Our fireplace as a large swig bar that was used to hold a cast iron cooking pot. I'm ashamed to admit but in 10 years I haven't used it. Are there any rules to cooking this way? I assume hot coals are better then high flames, but no real clue what what to to do otherwise. I was thinking of trying a pot of chili or stew first, any help? cooking times? Is it really any different from cooking on a grill?
cooking in a fireplace
I don't think it's that different.
On my daughter's blog she posted a photo of cobbler she made in a cast iron pot on her outdoor BBQ
Scroll down you'll see it.
That's a fine looking cobbler! And the same pot we have for camping. I need to just jump in and give it a try. It seems so unnatural to be cooking in the living room. lol Yet a waste of energy to be using the kitchen while there is a perfectly good fire going.
Tell your daughter I enjoyed her blog. I've had a few 'is it a rooster/hen' debates with my DH :0)
I think Laura (my daughter) would love to be able to cook in her fireplace.
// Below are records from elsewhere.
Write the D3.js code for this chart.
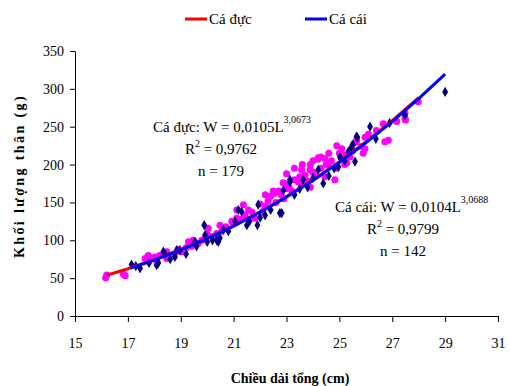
<!DOCTYPE html>
<html>
<head>
<meta charset="utf-8">
<script src="https://cdn.jsdelivr.net/npm/d3@7"></script>
<style>
  body { margin: 0; background: #fff; }
  svg { font-family: 'Liberation Serif', 'Times New Roman', serif; }
</style>
</head>
<body>
<figure id="chart" style="margin:0"></figure>
<script>
// male fish (Cá đực) - [length cm, weight g]
const malePoints = [
  [16.16, 50.6], [16.2, 54], [16.83, 55], [16.9, 53], [17.65, 76], [17.75, 78], [17.8, 74],
  [17.9, 77], [17.95, 76], [17.77, 80], [18.03, 78], [18.1, 72], [18.2, 80], [18.47, 76],
  [18.47, 85], [18.6, 80], [18.75, 82], [18.9, 88], [19.0, 85], [19.2, 90], [19.29, 98],
  [19.41, 92], [19.47, 100], [19.54, 96], [19.66, 96], [19.8, 100], [19.92, 103], [20.0, 108],
  [20.04, 116], [20.2, 105], [20.36, 109], [20.48, 120], [20.55, 112], [20.6, 115], [20.7, 118],
  [20.93, 125], [21.0, 122], [21.12, 129], [21.12, 140], [21.3, 128], [21.37, 147], [21.43, 133],
  [21.56, 140], [21.7, 137], [21.8, 129], [22.0, 148], [22.1, 138], [22.2, 145], [22.2, 160],
  [22.3, 152], [22.4, 158], [22.5, 165], [22.56, 162], [22.6, 150], [22.7, 165], [22.8, 160],
  [22.87, 176], [22.9, 155], [22.94, 175], [23.0, 188], [23.0, 168], [23.1, 170], [23.2, 165],
  [23.3, 180], [23.3, 195], [23.45, 177], [23.5, 184], [23.57, 193], [23.6, 175], [23.6, 200],
  [23.7, 186], [23.8, 178], [23.89, 193], [23.9, 200], [23.9, 170], [24.0, 190], [24.0, 205],
  [24.1, 185], [24.18, 207], [24.2, 209], [24.3, 195], [24.3, 210], [24.45, 208], [24.45, 184],
  [24.5, 200], [24.58, 199], [24.6, 215], [24.7, 205], [24.83, 180], [24.9, 195], [24.9, 225],
  [25.0, 215], [25.09, 221], [25.15, 213], [25.2, 200], [25.28, 202], [25.4, 210], [25.5, 218],
  [25.65, 232], [25.65, 230], [25.84, 224], [25.9, 215], [25.97, 221], [25.97, 236], [26.1, 240],
  [26.4, 245], [26.66, 254], [26.72, 230], [26.85, 232], [27.17, 257], [27.48, 261], [27.5, 259],
  [27.48, 268], [27.98, 283]
];

// female fish (Cá cái) - [length cm, weight g]
const femalePoints = [
  [17.14, 68], [17.3, 66], [17.46, 63], [17.8, 70], [18.09, 67], [18.15, 70], [18.34, 85],
  [18.4, 82], [18.6, 75], [18.78, 78], [18.85, 87], [18.97, 87], [19.2, 82], [19.54, 98],
  [19.6, 92], [19.89, 120], [19.92, 107], [20.0, 98], [20.2, 100], [20.36, 100], [20.42, 98],
  [20.48, 103], [20.61, 114], [20.8, 112], [21.05, 125], [21.18, 140], [21.3, 138], [21.5, 120],
  [21.6, 125], [21.9, 120], [21.93, 147], [22.0, 130], [22.19, 133], [22.4, 140], [22.75, 136],
  [22.82, 136], [22.88, 166], [23.13, 177], [23.13, 180], [23.3, 160], [23.5, 168], [23.63, 180],
  [23.8, 170], [24.0, 182], [24.2, 193], [24.39, 175], [24.6, 185], [24.8, 195], [24.96, 197],
  [25.02, 210], [25.05, 208], [25.2, 205], [25.34, 217], [25.4, 219], [25.49, 226], [25.52, 226],
  [25.59, 204], [25.65, 237], [25.68, 236], [26.16, 250], [26.38, 234], [26.9, 255], [27.48, 265],
  [29.0, 296]
];

// trend lines
const maleLineL = [16.2, 17, 18, 19, 20, 21, 22, 23, 24, 25, 26, 27, 28];
const maleLineW = [53.9, 62.4, 74.4, 87.8, 102.8, 119.3, 137.7, 157.8, 179.8, 203.7, 229.8, 257.9, 288.3];
const femaleLineL = [17.1, 18, 19, 20, 21, 22, 23, 24, 25, 26, 27, 28, 29];
const femaleLineW = [63.3, 74.0, 87.4, 102.3, 118.8, 137.0, 157.1, 179.1, 202.9, 228.8, 256.8, 287.1, 319.5];

const xTicks = [15, 17, 19, 21, 23, 25, 27, 29, 31];
const yTicks = [0, 50, 100, 150, 200, 250, 300, 350];

const width = 509, height = 386;
const svg = d3.select("#chart").append("svg")
  .attr("width", width)
  .attr("height", height)
  .attr("font-family", "'Liberation Serif', 'Times New Roman', serif");

const x = d3.scaleLinear().domain([15, 31]).range([75, 498]);
const y = d3.scaleLinear().domain([0, 350]).range([316, 51]);

// axes
svg.append("g")
  .attr("transform", "translate(0,316)")
  .call(d3.axisBottom(x).tickValues(xTicks).tickSize(6).tickSizeOuter(0).tickPadding(16))
  .attr("font-family", null).attr("font-size", 14)
  .call(g => g.selectAll("text").attr("fill", "#000"));

svg.append("g")
  .attr("transform", "translate(75,0)")
  .call(d3.axisLeft(y).tickValues(yTicks).tickSize(5).tickSizeOuter(0).tickPadding(6))
  .attr("font-family", null).attr("font-size", 14)
  .call(g => g.selectAll("text").attr("fill", "#000"));

svg.selectAll(".domain, .tick line").attr("stroke", "#000");

// scatter
svg.append("g").selectAll("circle")
  .data(malePoints)
  .enter().append("circle")
  .attr("cx", d => x(d[0]))
  .attr("cy", d => y(d[1]))
  .attr("r", 3.5)
  .attr("fill", "#ff00ff");

const diamond = d3.symbol().type(d3.symbolDiamond).size(30);
svg.append("g").selectAll("path")
  .data(femalePoints)
  .enter().append("path")
  .attr("transform", d => "translate(" + x(d[0]) + "," + y(d[1]) + ")")
  .attr("d", diamond)
  .attr("fill", "#000080");

// trend lines
const line = d3.line().x(d => x(d[0])).y(d => y(d[1]));
svg.append("path")
  .datum(maleLineL.map((l, i) => [l, maleLineW[i]]))
  .attr("d", line).attr("fill", "none").attr("stroke", "#ff0000").attr("stroke-width", 3);
svg.append("path")
  .datum(femaleLineL.map((l, i) => [l, femaleLineW[i]]))
  .attr("d", line).attr("fill", "none").attr("stroke", "#0000ff").attr("stroke-width", 3);

// legend
const legend = [
  { label: "Cá đực", color: "#ff0000", x: 185 },
  { label: "Cá cái", color: "#0000ff", x: 305 }
];
legend.forEach(d => {
  svg.append("line").attr("x1", d.x).attr("x2", d.x + 22).attr("y1", 19).attr("y2", 19)
    .attr("stroke", d.color).attr("stroke-width", 3);
  svg.append("text").attr("x", d.x + 24).attr("y", 24).attr("font-size", 15).text(d.label);
});

// equations
function equation(xs, ys, name, coef, expo, r2, n) {
  const t = svg.append("text").attr("x", xs).attr("y", ys).attr("font-size", 15);
  t.append("tspan").text(name + ": W = " + coef + "L");
  t.append("tspan").attr("dy", -9).attr("font-size", 10).text(expo);
  const cx = xs + 68;
  const r = svg.append("text").attr("x", cx).attr("y", ys + 22).attr("font-size", 15).attr("text-anchor", "middle");
  r.append("tspan").text("R");
  r.append("tspan").attr("dy", -7).attr("font-size", 10).text("2");
  r.append("tspan").attr("dy", 7).text(" = " + r2);
  svg.append("text").attr("x", cx).attr("y", ys + 44).attr("font-size", 15).attr("text-anchor", "middle").text("n = " + n);
}
equation(153, 132, "Cá đực", "0,0105", "3,0673", "0,9762", 179);
equation(335, 212, "Cá cái", "0,0104", "3,0688", "0,9799", 142);

// axis titles
svg.append("text").attr("x", 290).attr("y", 383).attr("text-anchor", "middle")
  .attr("font-size", 14).attr("font-weight", "bold").text("Chiều dài tổng (cm)");
svg.append("text").attr("transform", "translate(24,176) rotate(-90)").attr("text-anchor", "middle")
  .attr("font-size", 14).attr("font-weight", "bold").attr("letter-spacing", 2.4).text("Khối lượng thân (g)");
</script>
</body>
</html>
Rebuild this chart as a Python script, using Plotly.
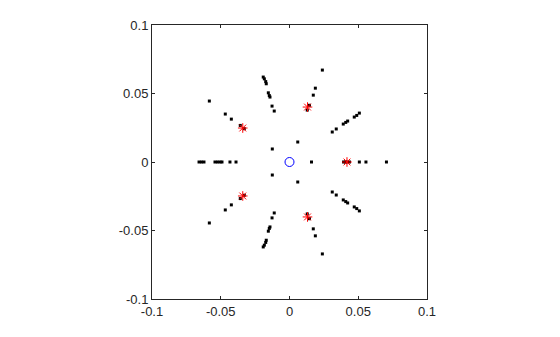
import plotly.graph_objects as go

# Black square markers (roots)
root_re = [
    # real axis
    0.0160, 0.0393, 0.0407, 0.0422, 0.0436, 0.0508, 0.0556, 0.0705,
    -0.0658, -0.0640, -0.0622, -0.0542, -0.0524, -0.0505, -0.0491, -0.0433, -0.0389,
    # 36 deg ray
    0.0508, 0.0489, 0.0471, 0.0423, 0.0409, 0.0391, 0.0340, 0.0311,
    # 72 deg ray
    0.0239, 0.0188, 0.0173, 0.0145, 0.0129, 0.0060,
    # 108 deg ray
    -0.0191, -0.0183, -0.0173, -0.0169, -0.0154, -0.0147, -0.0142, -0.0127, -0.0111,
    # 144 deg ray
    -0.0583, -0.0467, -0.0423, -0.0358, -0.0329, -0.0125,
    # -36 deg ray
    0.0508, 0.0489, 0.0471, 0.0423, 0.0409, 0.0391, 0.0340, 0.0311,
    # -72 deg ray
    0.0239, 0.0188, 0.0173, 0.0145, 0.0129, 0.0060,
    # -108 deg ray
    -0.0191, -0.0183, -0.0173, -0.0169, -0.0154, -0.0147, -0.0142, -0.0127, -0.0111,
    # -144 deg ray
    -0.0583, -0.0467, -0.0423, -0.0358, -0.0329, -0.0125,
]
root_im = [
    0, 0, 0, 0, 0, 0, 0, 0,
    0, 0, 0, 0, 0, 0, 0, 0, 0,
    0.0357, 0.0340, 0.0328, 0.0299, 0.0289, 0.0277, 0.0241, 0.0219,
    0.0671, 0.0539, 0.0488, 0.0414, 0.0379, 0.0146,
    0.0620, 0.0607, 0.0587, 0.0571, 0.0505, 0.0485, 0.0474, 0.0408, 0.0372,
    0.0445, 0.0350, 0.0313, 0.0267, 0.0243, 0.0095,
    -0.0357, -0.0340, -0.0328, -0.0299, -0.0289, -0.0277, -0.0241, -0.0219,
    -0.0671, -0.0539, -0.0488, -0.0414, -0.0379, -0.0146,
    -0.0620, -0.0607, -0.0587, -0.0571, -0.0505, -0.0485, -0.0474, -0.0408, -0.0372,
    -0.0445, -0.0350, -0.0313, -0.0267, -0.0243, -0.0095,
]

# Red asterisks
star_re = [0.0418, 0.0131, -0.0340, -0.0340, 0.0131]
star_im = [0.0, 0.0401, 0.0248, -0.0248, -0.0401]

# Blue circle
zero_re = [0.0]
zero_im = [0.0]

tick_vals = [-0.1, -0.05, 0, 0.05, 0.1]
tick_text = ["-0.1", "-0.05", "0", "0.05", "0.1"]

fig = go.Figure()
fig.add_trace(go.Scatter(
    x=root_re, y=root_im, mode="markers",
    marker=dict(symbol="square", size=3, color="black", line=dict(width=0)),
    hoverinfo="skip", showlegend=False))
fig.add_trace(go.Scatter(
    x=star_re, y=star_im, mode="markers",
    marker=dict(symbol="asterisk-open", size=8, color="red", line=dict(color="red", width=1)),
    hoverinfo="skip", showlegend=False))
fig.add_trace(go.Scatter(
    x=zero_re, y=zero_im, mode="markers",
    marker=dict(symbol="circle-open", size=9, color="blue", line=dict(color="blue", width=1)),
    hoverinfo="skip", showlegend=False))

axis_common = dict(
    range=[-0.1, 0.1], tickvals=tick_vals, ticktext=tick_text,
    showgrid=False, zeroline=False, showline=True, mirror="ticks",
    linecolor="#262626", linewidth=1, ticks="inside", ticklen=3,
    tickcolor="#262626", tickfont=dict(family="Liberation Sans, Arial", size=13, color="#262626"),
)

fig.update_layout(
    width=560, height=337,
    margin=dict(l=152, r=133, t=25, b=38),
    paper_bgcolor="white", plot_bgcolor="white",
    xaxis=dict(**axis_common),
    yaxis=dict(**axis_common),
)

fig.write_html("out.html")
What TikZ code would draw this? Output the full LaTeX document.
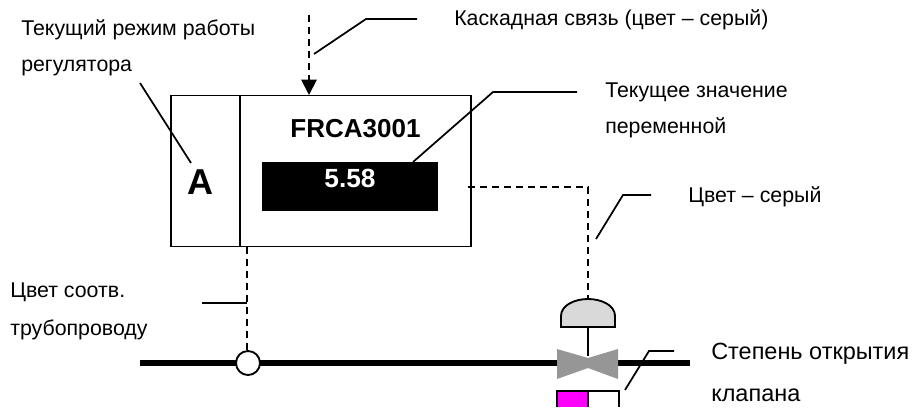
\documentclass[tikz,border=0pt]{standalone}
\usepackage{fontspec}
\setmainfont{Liberation Sans}
\usetikzlibrary{arrows.meta}
\definecolor{puremag}{RGB}{255,0,255}
\definecolor{domegrey}{RGB}{217,217,217}
\definecolor{valvegrey}{RGB}{150,150,150}
\tikzset{
  lbl/.style={inner sep=0pt,anchor=base west,font=\fontsize{16}{18}\selectfont,text=black},
  lblbig/.style={inner sep=0pt,anchor=base west,font=\fontsize{17.6}{20}\selectfont,text=black},
  leader/.style={draw=black,line width=1.3pt},
  dashline/.style={draw=black,line width=1.4pt,dash pattern=on 5pt off 4pt},
  frame/.style={draw=black,line width=1.4pt},
}
\begin{document}
\begin{tikzpicture}[x=0.75pt,y=-0.75pt]
\useasboundingbox (0,0) rectangle (916,407);
% pipe
\coordinate (pipeL) at (140,363);
\coordinate (pipeR) at (690,363);
\draw[line width=5.2pt] (pipeL) -- (pipeR);
% controller box
\node[frame,minimum width=225pt,minimum height=113.25pt,inner sep=0pt] (box) at (321,171) {};
\coordinate (divT) at (240,95.5); \coordinate (divB) at (240,246.5);
\draw[frame] (divT) -- (divB);
\node[fill=black,minimum width=132pt,minimum height=36.5pt,inner sep=0pt] (val) at (350,186.5) {};
\node[inner sep=0pt,text=white,font=\bfseries\fontsize{19.7}{22}\selectfont,anchor=base] (valtxt) at (350,187.5) {5.58};
\node[inner sep=0pt,font=\bfseries\fontsize{19.5}{22}\selectfont,anchor=base] (tag) at (355.5,137) {FRCA3001};
\node[inner sep=0pt,font=\bfseries\fontsize{27}{30}\selectfont,anchor=base] (modeA) at (200,194) {A};
% cascade
\coordinate (casTop) at (309,15);
\coordinate (casEnd) at (309,95);
\draw[dashline,-{Triangle[length=11.5pt,width=11.5pt]}] (casTop) -- (casEnd);
% process connection
\node[circle,draw=black,fill=white,line width=1.4pt,minimum size=18pt,inner sep=0pt] (tap) at (248,363) {};
\coordinate (tapTop) at (247,247);
\draw[dashline] (tapTop) -- (tap.north -| tapTop);
% actuator
\coordinate (outS) at (468,187);
\coordinate (outC) at (588,187);
\coordinate (domeTop) at (588,299);
\draw[dashline] (outS) -- (outC) -- (domeTop);
\draw[frame,fill=domegrey] (561,327) -- (561,316) .. controls (561,305) and (575,299) .. (588,299) .. controls (601,299) and (615,305) .. (615,316) -- (615,327) -- cycle;
\coordinate (stemT) at (588,327); \coordinate (stemB) at (588,356);
\draw[frame] (stemT) -- (stemB);
\fill[valvegrey] (557,349) -- (588,358) -- (618,349) -- (618,379) -- (588,368) -- (557,379) -- cycle;
% position bar
\fill[puremag] (557,391) rectangle (588,407);
\coordinate (pA) at (557,407); \coordinate (pB) at (557,391); \coordinate (pC) at (619,391); \coordinate (pD) at (619,407); \coordinate (pE) at (588,391); \coordinate (pF) at (588,407);
\draw[frame] (pA) -- (pB) -- (pC) -- (pD);
\draw[frame] (pE) -- (pF);
% labels
\node[lbl] (l1) at (21,35) {Текущий режим работы};
\node[lbl] (l1b) at (21,71) {регулятора};
\node[lbl] (l2) at (454,26) {Каскадная связь (цвет – серый)};
\node[lbl] (l3) at (605,97) {Текущее значение};
\node[lbl] (l3b) at (605,133) {переменной};
\node[lbl] (l4) at (688,202) {Цвет – серый};
\node[lbl] (l5) at (10,297) {Цвет соотв.};
\node[lbl] (l5b) at (10,335) {трубопроводу};
\node[lblbig] (l6) at (711,359) {Степень открытия};
\node[lblbig] (l6b) at (711,401) {клапана};
% leaders
\coordinate (a1) at (140,83); \coordinate (a2) at (191,163);
\draw[leader] (a1) -- (a2);
\coordinate (b1) at (314,54); \coordinate (b2) at (366,19); \coordinate (b3) at (417,19);
\draw[leader] (b1) -- (b2) -- (b3);
\coordinate (c1) at (413,162); \coordinate (c2) at (493,92); \coordinate (c3) at (577,92);
\draw[leader] (c1) -- (c2) -- (c3);
\coordinate (d1) at (596,239); \coordinate (d2) at (623,195); \coordinate (d3) at (651,195);
\draw[leader] (d1) -- (d2) -- (d3);
\coordinate (e1) at (202,303); \coordinate (e2) at (247,303);
\draw[leader] (e1) -- (e2);
\coordinate (f1) at (625,390); \coordinate (f2) at (649,351); \coordinate (f3) at (674,351);
\draw[leader] (f1) -- (f2) -- (f3);
\end{tikzpicture}
\end{document}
I'll let her know you enjoyed the blog.
I was reading on another thread about hoe cakes, seems they were a favorite of George Washington, they are some kind of cornbread paddy cooked on a hoe over the coals in the fireplace. http://en.wikipedia.org/wiki/Hoecake
If you have an extra garden hoe about you may want to give that a go while you're at it *S*
Nelly Custis's Recipe for Hoecakes:
General Washington's typical breakfast has been described by members of his immediate family and several guests. His step-granddaughter, Nelly Custis Lewis, who was raised at Mount Vernon wrote...He rose before sunrise, always wrote or read until 7 in summer or half past seven in winter. His breakfast was then ready - he ate three small mush cakes (Indian meal) swimming in butter and honey, drank three cups of tea without cream...
"...The bread business is as follows if you wish to make 2 1/2 quarts of flour up-take at night one quart of flour, five table spoonfuls of yeast & as much lukewarm water as will make it the consistency of pancake batter, mix it in a large stone pot & set it near a warm hearth (or a moderate fire) make it at candlelight & let it remain until the next morning then add the remaining quart & a half by degrees with a spoon when well mixed let it stand 15 or 20 minutes & then bake it - of this dough in the morning, beat up a white & half of the yolk of an egg - add as much lukewarm water as will make it like pancake batter, drop a spoonful at a time on a hoe or griddle (as we say in the south). When done on one side turn the other - the griddle must be rubbed in the first instance with a piece of beef suet or the fat of cold corned beef..."
- Excerpt from a letter written by Nelly Custis Lewis, Martha Washington's youngest granddaughter.
Modern Adaptation of recipe:
8 3/4 cups white cornmeal
1/4 teaspoons dry yeast
Optional: You may want to add salt to the batter
Shortening or other cooking grease
1. In large container, mix together 4 cups white cornmeal, 1 1/4 teaspoons dry yeast, and enough warm water to give the mixture the consistency of pancake batter (probably 3-4 cups). Cover and set on the stove or counter overnight.
2. In the morning, gradually add remaining cornmeal, egg and enough warm water to give the mixture the consistency of pancake batter (3-4 cups). Cover and set aside for 15 to 20 minutes.
3. Add cooking grease to a griddle or skillet and heat until water sprinkled onto it will bead up.
4. Pour batter, by the spoonful, onto the hot griddle. (Note: since the batter has a tendency to separate, you will need to stir it well before pouring each batch.) When the hoecake is brown on one side, turn it over and brown the other. Serve warm with butter and honey.
Mmm with honey, those sound good. I think I'll stick with a skillet tho. I noticed that an alternative name for them is 'ash cake', that's probable what I would end up with if I tried cooking with a hoe.
No doubt, it's interesting what people put up with years ago... like a potato baked in the ashes... you know they weren't wrapped in foil.